**** INFORMATION SHOWN ****

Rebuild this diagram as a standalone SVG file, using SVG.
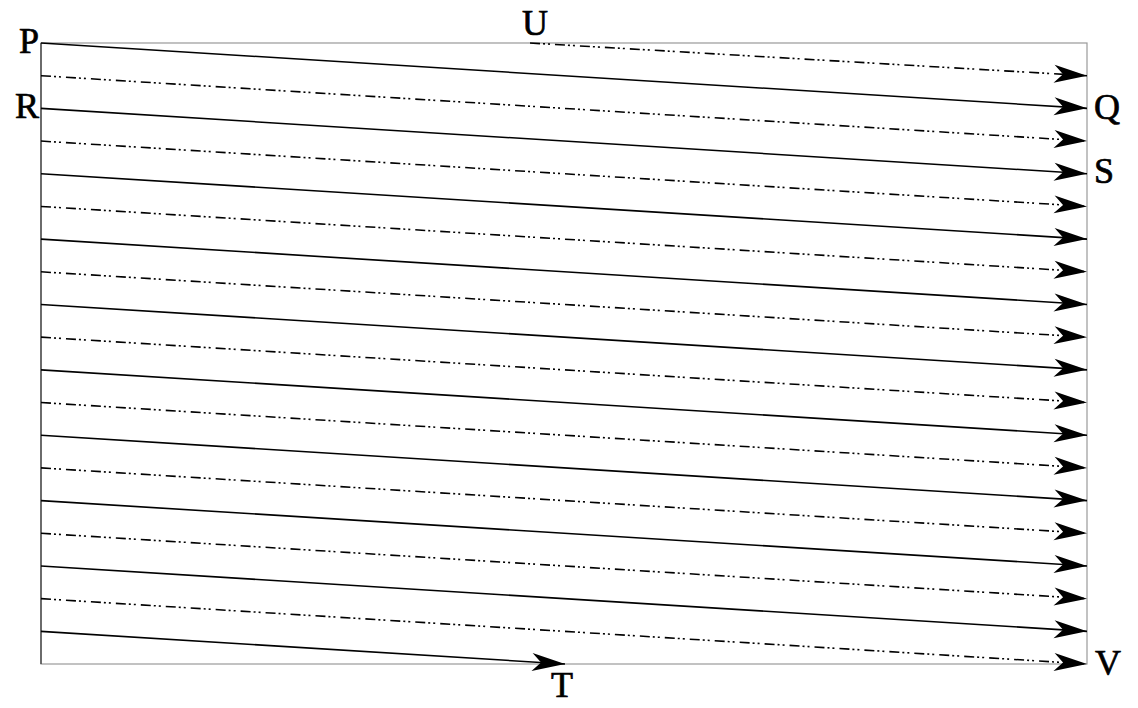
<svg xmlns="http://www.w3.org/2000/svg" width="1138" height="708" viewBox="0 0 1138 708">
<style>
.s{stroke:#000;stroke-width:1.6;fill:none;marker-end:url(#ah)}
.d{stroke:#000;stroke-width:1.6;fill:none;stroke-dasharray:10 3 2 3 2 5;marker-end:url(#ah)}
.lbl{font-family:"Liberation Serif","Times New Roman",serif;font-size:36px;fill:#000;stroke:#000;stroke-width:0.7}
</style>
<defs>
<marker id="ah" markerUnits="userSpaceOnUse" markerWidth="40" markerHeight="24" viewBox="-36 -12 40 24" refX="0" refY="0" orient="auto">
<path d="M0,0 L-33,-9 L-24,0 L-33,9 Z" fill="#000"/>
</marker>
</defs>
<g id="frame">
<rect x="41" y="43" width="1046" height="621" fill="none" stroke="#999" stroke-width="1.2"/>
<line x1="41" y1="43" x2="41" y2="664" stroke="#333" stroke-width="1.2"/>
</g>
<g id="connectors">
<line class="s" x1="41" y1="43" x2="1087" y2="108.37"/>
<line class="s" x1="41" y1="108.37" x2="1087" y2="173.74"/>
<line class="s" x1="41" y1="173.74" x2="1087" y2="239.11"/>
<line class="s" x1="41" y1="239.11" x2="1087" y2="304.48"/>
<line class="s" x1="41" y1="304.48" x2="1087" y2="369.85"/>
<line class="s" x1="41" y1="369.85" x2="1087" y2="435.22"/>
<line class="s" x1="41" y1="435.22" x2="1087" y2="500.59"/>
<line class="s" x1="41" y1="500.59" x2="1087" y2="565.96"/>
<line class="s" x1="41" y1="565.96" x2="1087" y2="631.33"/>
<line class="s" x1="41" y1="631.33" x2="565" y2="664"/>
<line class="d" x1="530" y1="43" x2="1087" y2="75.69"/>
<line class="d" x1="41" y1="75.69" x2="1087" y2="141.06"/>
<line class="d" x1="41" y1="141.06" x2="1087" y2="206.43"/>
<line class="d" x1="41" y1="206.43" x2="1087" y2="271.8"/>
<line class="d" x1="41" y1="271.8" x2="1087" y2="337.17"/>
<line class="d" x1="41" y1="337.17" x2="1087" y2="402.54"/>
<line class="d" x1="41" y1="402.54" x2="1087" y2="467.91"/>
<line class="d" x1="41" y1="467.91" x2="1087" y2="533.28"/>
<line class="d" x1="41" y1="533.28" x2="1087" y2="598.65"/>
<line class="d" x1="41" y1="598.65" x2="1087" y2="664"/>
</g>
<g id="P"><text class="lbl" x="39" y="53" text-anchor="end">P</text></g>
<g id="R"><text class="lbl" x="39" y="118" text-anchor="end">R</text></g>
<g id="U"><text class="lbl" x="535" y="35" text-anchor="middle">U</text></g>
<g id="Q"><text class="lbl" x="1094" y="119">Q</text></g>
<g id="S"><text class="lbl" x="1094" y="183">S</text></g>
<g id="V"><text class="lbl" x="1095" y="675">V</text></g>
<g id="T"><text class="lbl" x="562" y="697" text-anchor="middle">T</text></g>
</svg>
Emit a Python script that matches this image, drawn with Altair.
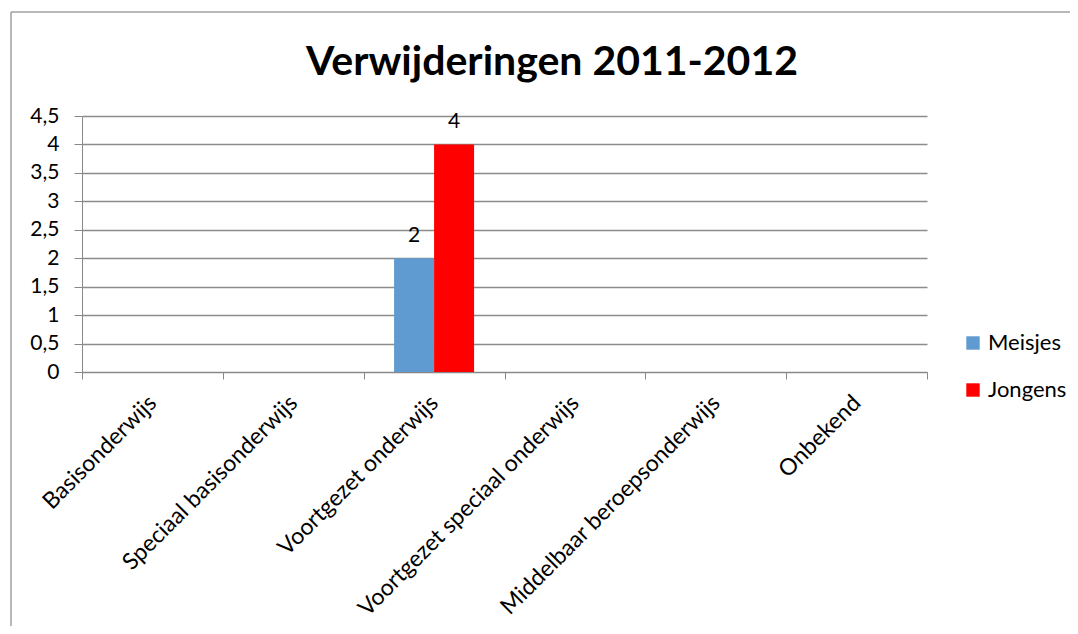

****

SHORT PROBLEM
Which lines hold the word "this"? Return all of them from the records above.

COMPLETE ANSWER
Rebuild this diagram as a standalone SVG file, using SVG.
Emit a Python script that matches this image, drawn with Altair.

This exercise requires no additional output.